Treasury Bills (T-Bills) — short-term government securities with maturities of 91 days, 182 days, and 364 days — are also available through RBI Retail Direct. T-Bills do not pay coupons; they are issued at a discount and redeemed at face value, with the difference representing your return. They are the closest equivalent to a short-term fixed deposit but with sovereign safety and no premature withdrawal penalty (you can sell them in the secondary market at any time).
When G-Secs Beat Fixed Deposits
G-Secs are superior to fixed deposits in several specific scenarios. First, when interest rates are expected to fall. Locking in a long-duration G-Sec at a high yield gives you both the coupon income and potential capital appreciation as rates decline. A fixed deposit cannot provide capital gains — you earn the contracted rate and nothing more.
Second, for amounts exceeding ₹5 lakh. DICGC insurance covers only ₹5 lakh per depositor per bank. For larger amounts, a bank fixed deposit carries genuine credit risk — if the bank fails, you may lose the amount above ₹5 lakh. G-Secs carry zero credit risk regardless of the amount invested.

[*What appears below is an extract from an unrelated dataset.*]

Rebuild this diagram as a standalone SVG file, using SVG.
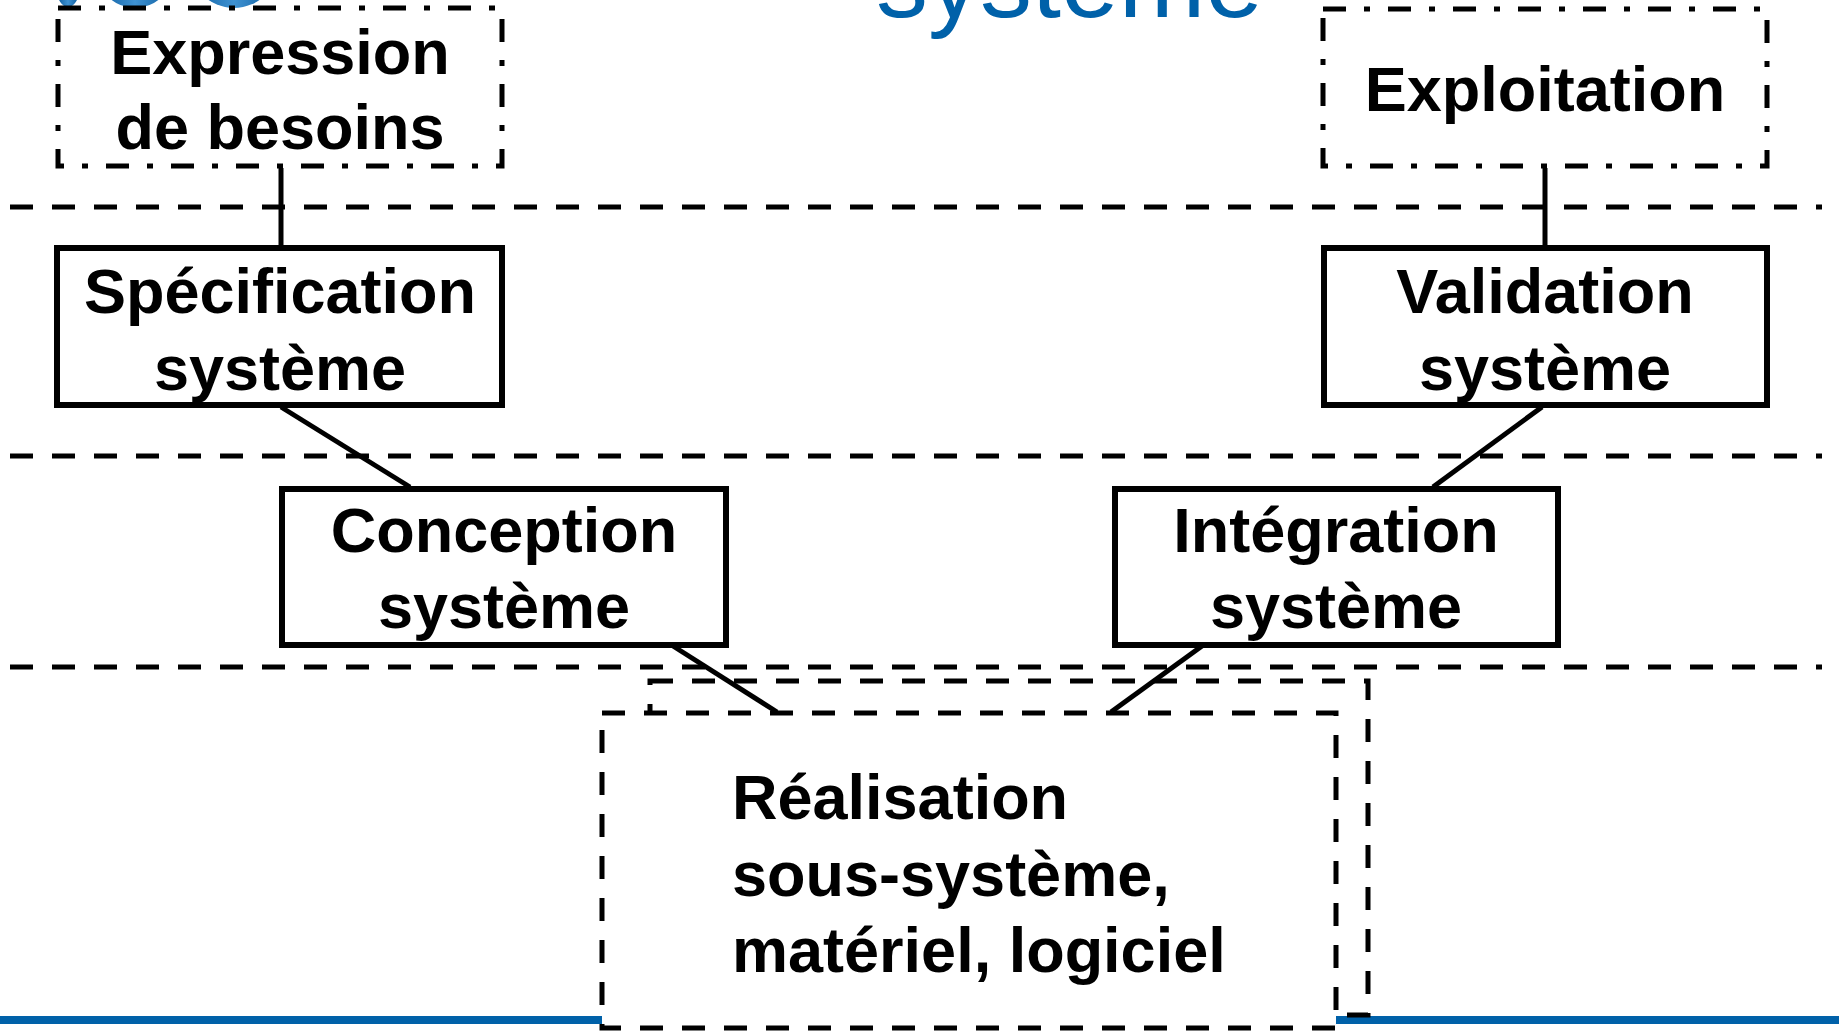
<svg xmlns="http://www.w3.org/2000/svg" width="1839" height="1032" viewBox="0 0 1839 1032">
<defs>
<linearGradient id="logo" x1="0" y1="0" x2="1" y2="0">
<stop offset="0" stop-color="#0a5a9c"/>
<stop offset="0.5" stop-color="#3f92d2"/>
<stop offset="1" stop-color="#0a5a9c"/>
</linearGradient>
<style>
.lbl{font-family:"Liberation Sans",Arial,sans-serif;font-weight:bold;font-size:63px;fill:#000;text-anchor:middle}
.lbl-l{font-family:"Liberation Sans",Arial,sans-serif;font-weight:bold;font-size:63px;fill:#000}
.box{fill:#fff;stroke:#000;stroke-width:6}
.dd{fill:#fff;stroke:#000;stroke-width:5;stroke-dasharray:23 18 6 18}
.dash{stroke:#000;stroke-width:5;stroke-dasharray:23 19;fill:none}
.conn{stroke:#000;stroke-width:5;fill:none}
</style>
</defs>
<rect width="1839" height="1032" fill="#fff"/>
<g id="logo-fragment">
<ellipse cx="68" cy="-10" rx="11" ry="17" fill="url(#logo)"/>
<ellipse cx="135" cy="-30" rx="38" ry="38" fill="url(#logo)"/>
<ellipse cx="234" cy="-40" rx="46" ry="48" fill="url(#logo)"/>
</g>
<text x="876" y="17" font-family="Liberation Sans, Arial, sans-serif" font-size="104" fill="#0061a9">système</text>
<line x1="0" y1="1020" x2="1839" y2="1020" stroke="#0061a9" stroke-width="8"/>
<g id="separators">
<line class="dash" x1="10" y1="207" x2="1822" y2="207"/>
<line class="dash" x1="10" y1="456" x2="1822" y2="456"/>
<line class="dash" x1="10" y1="667" x2="1822" y2="667"/>
</g>
<g id="connectors">
<line class="conn" x1="281" y1="168" x2="281" y2="246"/>
<line class="conn" x1="1545" y1="168" x2="1545" y2="246"/>
<line class="conn" x1="281" y1="407" x2="410" y2="487"/>
<line class="conn" x1="1542" y1="407" x2="1433" y2="487"/>
<line class="conn" x1="673" y1="646" x2="777" y2="712"/>
<line class="conn" x1="1202" y1="646" x2="1111" y2="712"/>
</g>
<g id="expression">
<rect class="dd" x="58" y="8" width="444" height="158"/>
<text class="lbl" x="280" y="74">Expression</text>
<text class="lbl" x="280" y="149">de besoins</text>
</g>
<g id="exploitation">
<rect class="dd" x="1323" y="9" width="444" height="157"/>
<text class="lbl" x="1545" y="111">Exploitation</text>
</g>
<g id="specification">
<rect class="box" x="57" y="248" width="445" height="157"/>
<text class="lbl" x="280" y="313">Spécification</text>
<text class="lbl" x="280" y="390">système</text>
</g>
<g id="validation">
<rect class="box" x="1324" y="248" width="443" height="157"/>
<text class="lbl" x="1545" y="313">Validation</text>
<text class="lbl" x="1545" y="390">système</text>
</g>
<g id="conception">
<rect class="box" x="282" y="489" width="444" height="156"/>
<text class="lbl" x="504" y="552">Conception</text>
<text class="lbl" x="504" y="628">système</text>
</g>
<g id="integration">
<rect class="box" x="1115" y="489" width="443" height="156"/>
<text class="lbl" x="1336" y="552">Intégration</text>
<text class="lbl" x="1336" y="628">système</text>
</g>
<g id="realisation">
<rect class="dash" x="650" y="681" width="718" height="334"/>
<rect class="dash" x="602" y="713" width="734" height="315" fill="#fff" style="fill:#fff"/>
<text class="lbl-l" x="732" y="819">Réalisation</text>
<text class="lbl-l" x="732" y="896">sous-système,</text>
<text class="lbl-l" x="732" y="972">matériel, logiciel</text>
</g>
</svg>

Third, for tax efficiency in certain scenarios. G-Sec interest is taxable as income, just like FD interest. But if you buy a G-Sec at a discount in the secondary market and hold it to maturity, the discount (difference between purchase price and face value) is treated as capital gain, which may be taxed more favourably than income depending on the holding period and applicable tax provisions.
Fourth, for liquidity. Breaking a fixed deposit before maturity incurs a penalty — typically 0.5-1% reduction in the applicable interest rate. G-Secs can be sold in the secondary market at any time at prevailing market prices, with no penalty. You may receive more or less than your purchase price depending on interest rate movements, but you are not locked in.
Risks to Understand
G-Secs are not risk-free in the total return sense. They are free of credit risk (the government will always pay). But they carry interest rate risk — if rates rise after you buy, the market value of your bond falls. If you hold to maturity, this does not matter; you receive the full face value. But if you need to sell before maturity, you may sell at a loss.
Duration measures the sensitivity of a bond's price to interest rate changes. A 10-year G-Sec has higher duration than a 2-year G-Sec, meaning its price moves more for the same change in interest rates. Longer-duration bonds offer higher potential returns in a falling rate environment but higher potential losses in a rising rate environment.
For retail investors who want sovereign safety without interest rate risk, Treasury Bills (91-364 day maturities) or the Floating Rate Bond (FRB) issued by the government — where the coupon resets periodically based on the prevailing T-Bill rate — offer attractive alternatives.
The Bottom Line
Government bonds are not exotic or inaccessible. They are the foundation of the Indian financial system, they are available to any retail investor through RBI Retail Direct, and they offer a combination of sovereign safety, liquidity, and potential capital appreciation that no fixed deposit can match.
The barrier to entry is not access. It is understanding. And for an investor willing to spend a few hours understanding how bonds are priced, how yields move, and how to use the RBI Retail Direct platform, government bonds can be a powerful addition to a portfolio that currently relies entirely on equities and fixed deposits.
The safest borrower in India is issuing securities that most Indians have never considered buying. That gap between availability and awareness is an opportunity.